◆ Requirements ◆
Give every line back verbatim, dropping all images.

• • • • •

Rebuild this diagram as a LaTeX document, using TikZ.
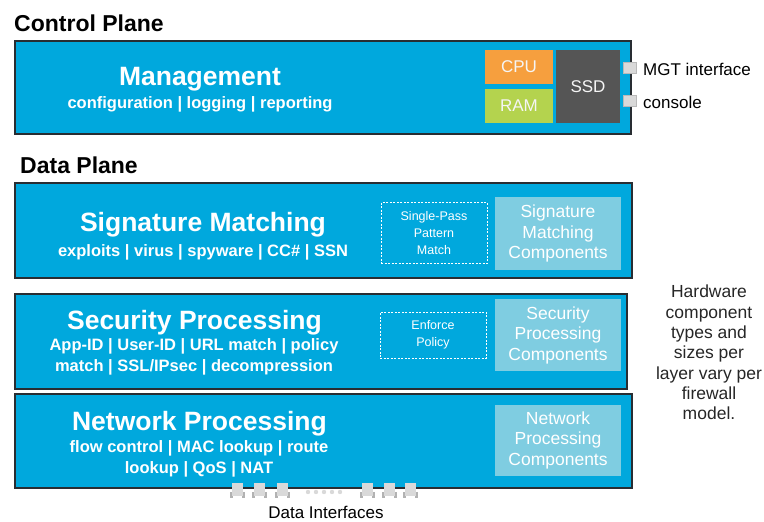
\documentclass[tikz,border=0pt]{standalone}
\usepackage{fontspec}
\setmainfont{Liberation Sans}
\definecolor{planeblue}{RGB}{0,168,221}
\definecolor{complight}{RGB}{127,205,225}
\definecolor{cpuorange}{RGB}{246,159,62}
\definecolor{ramgreen}{RGB}{180,211,78}
\definecolor{ssdgray}{RGB}{85,85,85}
\definecolor{edgegray}{RGB}{40,45,50}

\begin{document}
\begin{tikzpicture}[x=1pt, y=-1pt,
  layer/.style={draw=edgegray, line width=1.6pt, fill=planeblue, inner sep=0, anchor=north west},
  title/.style={anchor=base, text=white, inner sep=0, font=\fontsize{26.5}{30}\selectfont\bfseries},
  detail/.style={anchor=base, text=white, inner sep=0, align=center, font=\fontsize{16.5}{21}\selectfont\bfseries},
  planelabel/.style={anchor=base west, inner sep=0, font=\fontsize{23}{26}\selectfont\bfseries},
  compbox/.style={fill=complight, text=white, align=center, inner sep=0,
    minimum width=126pt, font=\fontsize{17.5}{20.5}\selectfont},
  dashbox/.style={draw=white, dash pattern=on 2pt off 1.5pt, line width=0.8pt, text=white,
    align=center, inner sep=0, minimum width=106pt, font=\fontsize{12.5}{16.5}\selectfont},
  chip/.style={text=white!92!gray, inner sep=0, font=\fontsize{17}{20}\selectfont},
  port/.style={fill=gray!30, draw=gray!55, line width=0.6pt},
  sidelabel/.style={anchor=base west, inner sep=0, font=\fontsize{17}{20}\selectfont}]
  \useasboundingbox (0,0) rectangle (764,522);

  % Control plane
  \node[planelabel] (ctrl) at (14,31.5) {Control Plane};
  \node[layer, minimum width=616pt, minimum height=93pt] (mgmt) at (14,40) {};
  \node[title] (mgmttitle) at (200,85) {Management};
  \node[detail] (mgmtdetail) at (200,108) {configuration | logging | reporting};

  % Chips
  \node[chip, fill=cpuorange, minimum width=68pt, minimum height=34pt] (cpu) at (519,67) {CPU};
  \node[chip, fill=ramgreen, minimum width=68pt, minimum height=34pt] (ram) at (519,106) {RAM};
  \node[chip, fill=ssdgray, minimum width=64pt, minimum height=73pt] (ssd) at (588,86.5) {SSD};

  % Management ports
  \foreach \py/\lbl/\nm in {62/MGT interface/mgt, 95/console/con}
  {
    \draw[port] (623,\py) rectangle (636,\py+11);
    \node[sidelabel] (\nm) at (643,\py+13) {\lbl};
  }

  % Data plane
  \node[planelabel] (data) at (20,173) {Data Plane};

  \node[layer, minimum width=617pt, minimum height=95pt] (sig) at (14,182) {};
  \node[title] (sigtitle) at (203,231.5) {Signature Matching};
  \node[detail] (sigdetail) at (203,256) {exploits | virus | spyware | CC\# | SSN};
  \node[dashbox, minimum height=61pt, font=\fontsize{12.5}{17}\selectfont] (spm) at (434,233) {Single-Pass\\Pattern\\Match};
  \node[compbox, minimum height=73pt] (sigcomp) at (558,233.5) {Signature\\Matching\\Components};

  \node[layer, minimum width=612pt, minimum height=95pt] (sec) at (14,293) {};
  \node[title] (sectitle) at (194.5,329) {Security Processing};
  \node[detail] (secdetail) at (194,371) {App-ID | User-ID | URL match | policy\\match | SSL/IPsec | decompression};
  \node[dashbox, minimum height=46pt] (enf) at (433,335) {Enforce\\Policy};
  \node[compbox, minimum height=72pt] (seccomp) at (558,335) {Security\\Processing\\Components};

  \node[layer, minimum width=617pt, minimum height=94pt] (net) at (14,393) {};
  \node[title] (nettitle) at (199.5,430) {Network Processing};
  \node[detail] (netdetail) at (199,473) {flow control | MAC lookup | route\\lookup | QoS | NAT};
  \node[compbox, minimum height=71pt] (netcomp) at (558,440) {Network\\Processing\\Components};

  % Data interfaces
  \foreach \px in {230,252,275,360,382,403}
  {
    \fill[gray!60] (\px,492) rectangle (\px+3,498);
    \fill[gray!60] (\px+12,492) rectangle (\px+15,498);
    \fill[gray!30] (\px+2,483) rectangle (\px+13,496);
  }
  \foreach \dx in {308,316,324,332,340}
    \fill[gray!30] (\dx,492) circle (2.2pt);
  \node[anchor=base, inner sep=0, font=\fontsize{17}{20}\selectfont] (ifaces) at (326,518) {Data Interfaces};

  % Side note
  \node[align=center, inner sep=0, text=black!85, font=\fontsize{17.5}{20.3}\selectfont] (note) at (709,352.5)
    {Hardware\\component\\types and\\sizes per\\layer vary per\\firewall\\model.};
\end{tikzpicture}
\end{document}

• • • • •

◆ Written answer ◆
Rebuild this diagram as a LaTeX document, using TikZ.
\documentclass[tikz,border=0pt]{standalone}
\usepackage{fontspec}
\setmainfont{Liberation Sans}
\definecolor{planeblue}{RGB}{0,168,221}
\definecolor{complight}{RGB}{127,205,225}
\definecolor{cpuorange}{RGB}{246,159,62}
\definecolor{ramgreen}{RGB}{180,211,78}
\definecolor{ssdgray}{RGB}{85,85,85}
\definecolor{edgegray}{RGB}{40,45,50}

\begin{document}
\begin{tikzpicture}[x=1pt, y=-1pt,
  layer/.style={draw=edgegray, line width=1.6pt, fill=planeblue, inner sep=0, anchor=north west},
  title/.style={anchor=base, text=white, inner sep=0, font=\fontsize{26.5}{30}\selectfont\bfseries},
  detail/.style={anchor=base, text=white, inner sep=0, align=center, font=\fontsize{16.5}{21}\selectfont\bfseries},
  planelabel/.style={anchor=base west, inner sep=0, font=\fontsize{23}{26}\selectfont\bfseries},
  compbox/.style={fill=complight, text=white, align=center, inner sep=0,
    minimum width=126pt, font=\fontsize{17.5}{20.5}\selectfont},
  dashbox/.style={draw=white, dash pattern=on 2pt off 1.5pt, line width=0.8pt, text=white,
    align=center, inner sep=0, minimum width=106pt, font=\fontsize{12.5}{16.5}\selectfont},
  chip/.style={text=white!92!gray, inner sep=0, font=\fontsize{17}{20}\selectfont},
  port/.style={fill=gray!30, draw=gray!55, line width=0.6pt},
  sidelabel/.style={anchor=base west, inner sep=0, font=\fontsize{17}{20}\selectfont}]
  \useasboundingbox (0,0) rectangle (764,522);

  % Control plane
  \node[planelabel] (ctrl) at (14,31.5) {Control Plane};
  \node[layer, minimum width=616pt, minimum height=93pt] (mgmt) at (14,40) {};
  \node[title] (mgmttitle) at (200,85) {Management};
  \node[detail] (mgmtdetail) at (200,108) {configuration | logging | reporting};

  % Chips
  \node[chip, fill=cpuorange, minimum width=68pt, minimum height=34pt] (cpu) at (519,67) {CPU};
  \node[chip, fill=ramgreen, minimum width=68pt, minimum height=34pt] (ram) at (519,106) {RAM};
  \node[chip, fill=ssdgray, minimum width=64pt, minimum height=73pt] (ssd) at (588,86.5) {SSD};

  % Management ports
  \foreach \py/\lbl/\nm in {62/MGT interface/mgt, 95/console/con}
  {
    \draw[port] (623,\py) rectangle (636,\py+11);
    \node[sidelabel] (\nm) at (643,\py+13) {\lbl};
  }

  % Data plane
  \node[planelabel] (data) at (20,173) {Data Plane};

  \node[layer, minimum width=617pt, minimum height=95pt] (sig) at (14,182) {};
  \node[title] (sigtitle) at (203,231.5) {Signature Matching};
  \node[detail] (sigdetail) at (203,256) {exploits | virus | spyware | CC\# | SSN};
  \node[dashbox, minimum height=61pt, font=\fontsize{12.5}{17}\selectfont] (spm) at (434,233) {Single-Pass\\Pattern\\Match};
  \node[compbox, minimum height=73pt] (sigcomp) at (558,233.5) {Signature\\Matching\\Components};

  \node[layer, minimum width=612pt, minimum height=95pt] (sec) at (14,293) {};
  \node[title] (sectitle) at (194.5,329) {Security Processing};
  \node[detail] (secdetail) at (194,371) {App-ID | User-ID | URL match | policy\\match | SSL/IPsec | decompression};
  \node[dashbox, minimum height=46pt] (enf) at (433,335) {Enforce\\Policy};
  \node[compbox, minimum height=72pt] (seccomp) at (558,335) {Security\\Processing\\Components};

  \node[layer, minimum width=617pt, minimum height=94pt] (net) at (14,393) {};
  \node[title] (nettitle) at (199.5,430) {Network Processing};
  \node[detail] (netdetail) at (199,473) {flow control | MAC lookup | route\\lookup | QoS | NAT};
  \node[compbox, minimum height=71pt] (netcomp) at (558,440) {Network\\Processing\\Components};

  % Data interfaces
  \foreach \px in {230,252,275,360,382,403}
  {
    \fill[gray!60] (\px,492) rectangle (\px+3,498);
    \fill[gray!60] (\px+12,492) rectangle (\px+15,498);
    \fill[gray!30] (\px+2,483) rectangle (\px+13,496);
  }
  \foreach \dx in {308,316,324,332,340}
    \fill[gray!30] (\dx,492) circle (2.2pt);
  \node[anchor=base, inner sep=0, font=\fontsize{17}{20}\selectfont] (ifaces) at (326,518) {Data Interfaces};

  % Side note
  \node[align=center, inner sep=0, text=black!85, font=\fontsize{17.5}{20.3}\selectfont] (note) at (709,352.5)
    {Hardware\\component\\types and\\sizes per\\layer vary per\\firewall\\model.};
\end{tikzpicture}
\end{document}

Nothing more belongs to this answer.